Che poi io sarei pure in vacanza.
Però poi leggo questo, e purtroppo non mi tengo.
Cioè: prima vado a vedere chi è l’estensore di queste cartelle scritte con eloquio da ragazzo di seconda media e non dei primi banchi (cit.) e scopro trattarsi di uno stimato professore universitario. E lì sì che mi spauro.
Capisco se a esultare per la morte del quotidiano in cui imparai il mestiere è un Bugani qualunque. Ha i mezzi che ha, povero. Non puoi davvero volergli male.
Ma ‘sto bullismo accademico? Ma ‘sta gente che si esprime come sul muro di un Autogrill davvero insegna in un’università? Gente che – seriamente – sostiene come l’Unità abbia chiuso perché:
1) Era una manica di criminali affossatori del popolo;
2) Non era d’accordo con lui, (mentre lui sì che scriveva cose giuste e dunque aumentava i clic)
Perché poi non m’interessa tanto quel che dice il prof in questione su Monti. Deprivato della salsa complottista, il mio giudizio su quel governo non è lontanissimo dal suo. Anzi: per me Monti a Palazzo Chigi manco doveva esserci, l’ho scritto e detto in tutti i luoghi e tutti i laghi (cit.) anche se poi – sempre sponda il Fatto – mi toccò di discutere con uno stimato collega che mi diceva “voi che avete difeso Monti…”.

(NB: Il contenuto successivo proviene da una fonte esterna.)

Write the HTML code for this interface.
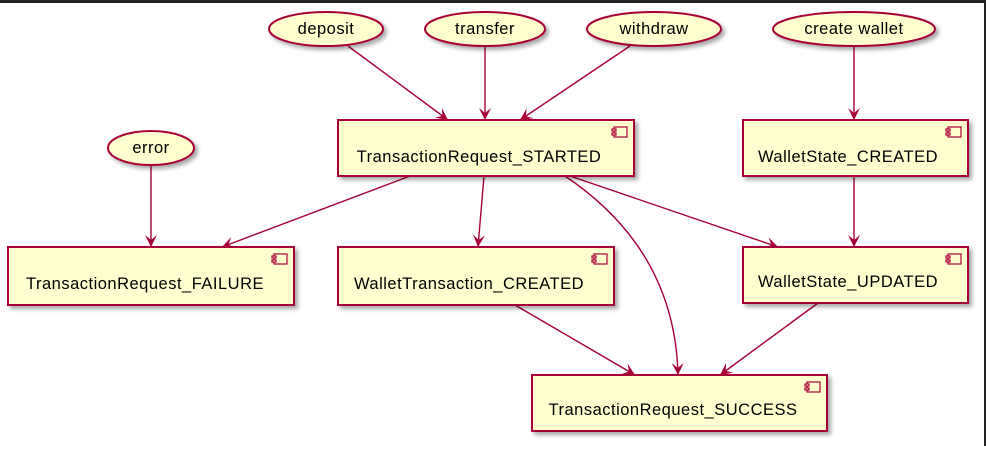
<!DOCTYPE html>
<html><head><style>
body{margin:0;background:#fff;width:986px;height:446px;overflow:hidden}
text{font-family:"Liberation Sans",sans-serif;font-size:16.5px;letter-spacing:0.5px;fill:#000}
</style></head><body>
<svg width="986" height="446" viewBox="0 0 986 446">
<defs>
<filter id="sh" x="-10%" y="-10%" width="130%" height="140%"><feGaussianBlur in="SourceAlpha" stdDeviation="2"/><feOffset dx="3" dy="3"/><feComponentTransfer><feFuncA type="linear" slope="0.35"/></feComponentTransfer><feMerge><feMergeNode/><feMergeNode in="SourceGraphic"/></feMerge></filter>
<marker id="a" markerWidth="14" markerHeight="14" refX="12" refY="6" orient="auto" markerUnits="userSpaceOnUse"><path d="M0,0 L12,6 L0,12 L5,6 Z" fill="#A80036"/></marker>
<g id="ic"><rect x="0" y="0" width="13" height="10" fill="#FEFECE" stroke="#A80036" stroke-width="1.2"/><rect x="-2" y="2" width="4" height="2" fill="#FEFECE" stroke="#A80036" stroke-width="1.2"/><rect x="-2" y="6" width="4" height="2" fill="#FEFECE" stroke="#A80036" stroke-width="1.2"/></g>
</defs>
<rect x="0" y="0" width="986" height="3" fill="#222"/>
<rect x="984" y="0" width="2" height="446" fill="#222"/>
<g stroke="#A80036" stroke-width="1.4" fill="none" marker-end="url(#a)">
<line x1="348" y1="46" x2="448" y2="120"/>
<line x1="485" y1="46" x2="485" y2="120"/>
<line x1="630" y1="46" x2="520" y2="120"/>
<line x1="854" y1="46" x2="854" y2="120"/>
<line x1="151" y1="165" x2="151" y2="247"/>
<line x1="410" y1="176" x2="222" y2="247"/>
<line x1="484" y1="176" x2="478" y2="247"/>
<path d="M565,176 Q675,250 678,375"/>
<line x1="570" y1="176" x2="778" y2="247"/>
<line x1="854" y1="176" x2="854" y2="247"/>
<line x1="515" y1="305" x2="635" y2="375"/>
<line x1="818" y1="303" x2="720" y2="375"/>
</g>
<g fill="#FEFECE" stroke="#A80036" stroke-width="2" filter="url(#sh)">
<ellipse cx="326" cy="29" rx="57" ry="17"/>
<ellipse cx="485" cy="29" rx="60" ry="17"/>
<ellipse cx="654" cy="29" rx="67" ry="17"/>
<ellipse cx="854" cy="29" rx="81" ry="17"/>
<ellipse cx="151" cy="148" rx="43" ry="17"/>
<rect x="338" y="120" width="296" height="56"/>
<rect x="743" y="120" width="225" height="56"/>
<rect x="8" y="247" width="286" height="58"/>
<rect x="338" y="247" width="276" height="58"/>
<rect x="743" y="247" width="225" height="56"/>
<rect x="532" y="375" width="295" height="56"/>
</g>
<use href="#ic" x="614" y="127"/>
<use href="#ic" x="948" y="127"/>
<use href="#ic" x="274" y="254"/>
<use href="#ic" x="594" y="254"/>
<use href="#ic" x="948" y="254"/>
<use href="#ic" x="807" y="382"/>
<g text-anchor="middle">
<text x="326" y="34">deposit</text>
<text x="485" y="34">transfer</text>
<text x="654" y="34">withdraw</text>
<text x="854" y="34">create wallet</text>
<text x="151" y="153">error</text>
<text x="479" y="162">TransactionRequest_STARTED</text>
<text x="848" y="162">WalletState_CREATED</text>
<text x="145" y="289">TransactionRequest_FAILURE</text>
<text x="469" y="289">WalletTransaction_CREATED</text>
<text x="848" y="287">WalletState_UPDATED</text>
<text x="673" y="415">TransactionRequest_SUCCESS</text>
</g>
</svg>
</body></html>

Ecco, appunto: ma voi chi?
Voi che andate in onda sulla radio di Repubblica? Voi che scrivete minchiate anche sul Corriere? Voi che spacciate motteggi anche a qualche (bravo) comico. Voi che tifate Bologna? Voi che siete sovrappeso?
No, perché lo stesso professore prima mi ha risposto alla Minzolini (“Certo: meglio ballare sulla bara del Paese come voi, si sta più comodi”) poi si è dato perché magari aveva di meglio da fare, mentre intanto diversi suoi fan mi spiegavano che avevo pestato una merda perché lui sì che era cazzuto (cit.), partivano con qualche insulto, in generale ritwittavano la stramba teoria per cui io (sì, proprio io) portavo la responsabilità personale di aver affossato l’economia del Paese.
La cosa divertente – io sono un paria dei social, ma qualche meccanismo forse l’ho capito – è che in molti casi bastava rispondere con calma perché il “coglione!” iniziale diventasse “e dire che leggevo sempre Cuore”. Argomentavano. Dopo. Perché in rete va così: se metti dei fiori nei cannoni spesso arriva qualcuno che se li fuma.
Quindi, per tornare a bomba, dai navigatori casuali mi aspetto tutto e il suo contrario. Da uno che si presume abbia letto due libri, sappia far di conto, insegna pure, esigo (spero, va’) che sappia distinguere tra i rutti da curva e un minimo di analisi. L’Unità non ha affossato niente. L’Unità non fa parte di alcun complotto globale. L’Unità non ha distrutto questo Paese ed era un giornale povero, fatto da poca gente, che chiude perché è arrivato alla fine di una parabola molto interna al Partito Democratico.
Non piaceva? Amen.
Si può dire e scrivere senza suonare “Romagna mia” con le ascelle, senza spalmare pece e piume su chi ci lavorava, senza scambiare una legittima linea editoriale (e politica) come adesione acritica a un nuovo ordine mondiale che ambisce alla distruzione del popolo. Quelle sono cazzate (nel caso in questione, pure scritte male) che però alimentano, in rete e non solo, tutto quel ragionamento ad alzo zero che porta consenso ma intossica chi ne viene investito.
I lavoratori (lavoratori: bella parola) de l’Unità non sono carnefici, semmai sono vittime. E facevano un giornale decente nelle condizioni date. Personalmente, credo non esulterei manco per la chiusura di Libero – anche perché mi regala tanta ciccia per la mia attività satirica – ma certamente, ove trapassasse, eviterei di ornarne la tomba con una vasca di letame solo perché al 99 per cento non sono d’accordo con quello che scrive.
Al massimo, siccome sulla carta d’identità alla voce professione ho scritto “pirla” , cercherei una battuta decente. Perché quello faccio.
Secondo me c’è una parola che abbiamo perso per strada, in questi anni in cui il Berlusconi in noi (cit.) ha definitivamente preso il sopravvento: opportunità. E’ normale, legittimo, plausibile che un’intera classe intellettuale – giornalistica, accademica – chiosi qualunque notizia con una salva di peti atti a generare like, inviti in radio e tv, una qualche rubrica da confondere tra mille altri urli.
Però non è opportuno.
Questo volevo dire al professor Alberto Bagnai, che saluto caramente.